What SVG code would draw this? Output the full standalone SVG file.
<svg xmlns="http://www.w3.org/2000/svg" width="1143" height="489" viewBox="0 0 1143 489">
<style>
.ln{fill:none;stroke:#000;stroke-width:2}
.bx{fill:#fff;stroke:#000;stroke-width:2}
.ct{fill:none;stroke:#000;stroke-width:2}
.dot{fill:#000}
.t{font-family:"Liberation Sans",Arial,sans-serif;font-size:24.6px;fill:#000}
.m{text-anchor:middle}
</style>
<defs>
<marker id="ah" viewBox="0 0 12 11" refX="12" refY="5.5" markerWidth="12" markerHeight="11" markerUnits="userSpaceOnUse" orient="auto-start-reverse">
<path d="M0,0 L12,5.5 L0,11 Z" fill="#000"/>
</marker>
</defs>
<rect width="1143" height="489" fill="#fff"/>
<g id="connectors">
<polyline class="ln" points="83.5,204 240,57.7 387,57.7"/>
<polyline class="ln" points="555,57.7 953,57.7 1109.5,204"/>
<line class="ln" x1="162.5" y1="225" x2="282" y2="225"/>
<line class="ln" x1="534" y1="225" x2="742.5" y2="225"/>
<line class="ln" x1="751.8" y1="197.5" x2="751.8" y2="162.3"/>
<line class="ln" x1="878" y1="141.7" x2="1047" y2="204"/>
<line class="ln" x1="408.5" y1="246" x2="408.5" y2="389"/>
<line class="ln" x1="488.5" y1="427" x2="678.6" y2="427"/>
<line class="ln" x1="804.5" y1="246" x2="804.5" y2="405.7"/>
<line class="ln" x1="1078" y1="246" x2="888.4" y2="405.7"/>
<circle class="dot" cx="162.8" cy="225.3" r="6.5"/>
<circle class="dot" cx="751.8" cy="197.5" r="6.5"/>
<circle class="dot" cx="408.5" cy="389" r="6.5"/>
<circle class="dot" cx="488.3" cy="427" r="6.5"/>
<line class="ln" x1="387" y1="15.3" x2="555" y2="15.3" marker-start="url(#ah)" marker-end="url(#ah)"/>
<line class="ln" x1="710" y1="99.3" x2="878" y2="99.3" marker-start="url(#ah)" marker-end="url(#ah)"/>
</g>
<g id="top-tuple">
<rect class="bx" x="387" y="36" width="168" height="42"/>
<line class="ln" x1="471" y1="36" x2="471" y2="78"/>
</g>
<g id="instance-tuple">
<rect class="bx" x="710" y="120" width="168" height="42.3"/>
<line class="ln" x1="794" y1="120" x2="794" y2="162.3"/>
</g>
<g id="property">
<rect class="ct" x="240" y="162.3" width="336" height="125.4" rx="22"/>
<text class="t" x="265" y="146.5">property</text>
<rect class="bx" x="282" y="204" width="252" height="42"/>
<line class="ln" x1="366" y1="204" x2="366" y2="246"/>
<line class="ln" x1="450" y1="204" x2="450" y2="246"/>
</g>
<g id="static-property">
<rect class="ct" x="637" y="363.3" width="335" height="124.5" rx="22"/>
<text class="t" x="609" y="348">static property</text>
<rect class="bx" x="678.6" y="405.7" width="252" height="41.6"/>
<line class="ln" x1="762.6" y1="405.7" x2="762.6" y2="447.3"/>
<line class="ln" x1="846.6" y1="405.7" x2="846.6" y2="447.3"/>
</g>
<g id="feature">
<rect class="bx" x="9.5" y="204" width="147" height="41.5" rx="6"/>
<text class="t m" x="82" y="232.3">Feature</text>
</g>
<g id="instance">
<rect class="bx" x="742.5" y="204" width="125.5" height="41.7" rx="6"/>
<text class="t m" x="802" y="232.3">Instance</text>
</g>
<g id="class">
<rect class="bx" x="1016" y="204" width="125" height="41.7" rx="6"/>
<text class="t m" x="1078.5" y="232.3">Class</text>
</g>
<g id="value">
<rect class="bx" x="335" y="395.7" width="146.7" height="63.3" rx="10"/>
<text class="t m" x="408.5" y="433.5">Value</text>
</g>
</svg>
##########
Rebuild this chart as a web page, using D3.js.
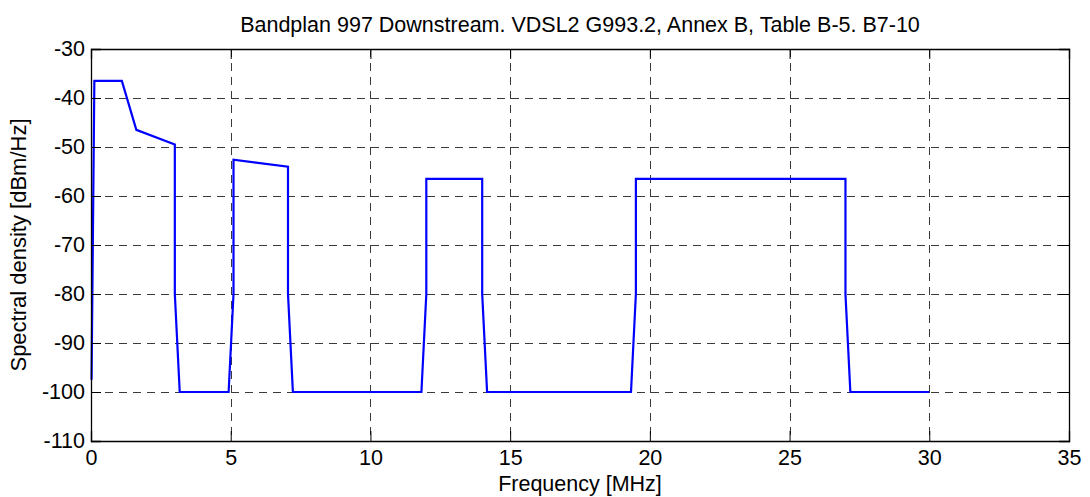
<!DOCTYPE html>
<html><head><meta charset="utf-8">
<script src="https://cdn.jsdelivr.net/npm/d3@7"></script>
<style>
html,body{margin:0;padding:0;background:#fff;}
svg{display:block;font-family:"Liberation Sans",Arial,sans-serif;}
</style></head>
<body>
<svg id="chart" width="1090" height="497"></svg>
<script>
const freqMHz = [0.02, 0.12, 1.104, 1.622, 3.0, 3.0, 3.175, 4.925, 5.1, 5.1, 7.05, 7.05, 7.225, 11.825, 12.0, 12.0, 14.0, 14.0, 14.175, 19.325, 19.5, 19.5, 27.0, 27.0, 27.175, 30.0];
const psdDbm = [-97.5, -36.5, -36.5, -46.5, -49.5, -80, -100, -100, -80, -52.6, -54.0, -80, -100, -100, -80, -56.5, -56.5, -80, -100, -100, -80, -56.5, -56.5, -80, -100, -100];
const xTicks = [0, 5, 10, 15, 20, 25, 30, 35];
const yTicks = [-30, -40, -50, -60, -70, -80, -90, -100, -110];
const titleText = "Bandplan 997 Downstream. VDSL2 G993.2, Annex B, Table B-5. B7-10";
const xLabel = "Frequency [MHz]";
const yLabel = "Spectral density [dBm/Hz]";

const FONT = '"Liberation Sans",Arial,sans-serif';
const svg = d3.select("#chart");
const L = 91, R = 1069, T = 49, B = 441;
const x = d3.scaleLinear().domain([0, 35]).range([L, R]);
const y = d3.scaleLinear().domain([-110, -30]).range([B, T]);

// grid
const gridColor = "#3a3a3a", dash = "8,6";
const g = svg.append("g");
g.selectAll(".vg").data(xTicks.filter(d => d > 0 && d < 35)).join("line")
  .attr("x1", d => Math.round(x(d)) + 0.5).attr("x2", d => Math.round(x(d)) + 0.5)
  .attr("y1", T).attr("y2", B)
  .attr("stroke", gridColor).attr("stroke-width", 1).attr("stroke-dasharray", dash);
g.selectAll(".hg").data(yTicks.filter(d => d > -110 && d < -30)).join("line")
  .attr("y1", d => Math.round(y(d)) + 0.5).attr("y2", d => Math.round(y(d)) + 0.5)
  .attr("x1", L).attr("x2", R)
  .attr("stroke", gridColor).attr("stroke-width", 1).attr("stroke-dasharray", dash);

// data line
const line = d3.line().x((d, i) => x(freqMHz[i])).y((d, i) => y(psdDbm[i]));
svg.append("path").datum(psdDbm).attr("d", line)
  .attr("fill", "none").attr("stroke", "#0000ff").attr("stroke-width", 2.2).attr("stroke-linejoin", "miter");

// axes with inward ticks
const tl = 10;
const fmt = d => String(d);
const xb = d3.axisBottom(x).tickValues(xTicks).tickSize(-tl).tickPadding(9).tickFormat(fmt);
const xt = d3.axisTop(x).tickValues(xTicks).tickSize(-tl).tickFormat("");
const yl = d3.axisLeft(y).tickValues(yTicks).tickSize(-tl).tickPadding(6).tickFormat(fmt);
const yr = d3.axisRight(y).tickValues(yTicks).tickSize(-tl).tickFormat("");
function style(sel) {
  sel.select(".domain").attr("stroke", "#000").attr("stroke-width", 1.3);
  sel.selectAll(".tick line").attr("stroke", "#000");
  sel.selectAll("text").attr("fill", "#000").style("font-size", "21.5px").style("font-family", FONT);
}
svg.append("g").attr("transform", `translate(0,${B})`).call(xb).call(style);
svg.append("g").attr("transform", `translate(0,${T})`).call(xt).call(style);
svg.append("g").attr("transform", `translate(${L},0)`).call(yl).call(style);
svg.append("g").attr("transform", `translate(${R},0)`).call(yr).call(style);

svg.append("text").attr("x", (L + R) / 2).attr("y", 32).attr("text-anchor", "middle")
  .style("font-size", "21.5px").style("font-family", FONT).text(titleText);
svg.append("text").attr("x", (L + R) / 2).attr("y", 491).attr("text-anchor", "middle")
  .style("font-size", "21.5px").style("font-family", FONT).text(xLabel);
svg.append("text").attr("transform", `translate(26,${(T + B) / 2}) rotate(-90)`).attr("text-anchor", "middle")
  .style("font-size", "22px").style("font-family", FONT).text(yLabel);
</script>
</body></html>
##########
Lines that include the word "chart" — how many are there in the data? Answer with the number alone.

ANSWER TO THIS TASK –
3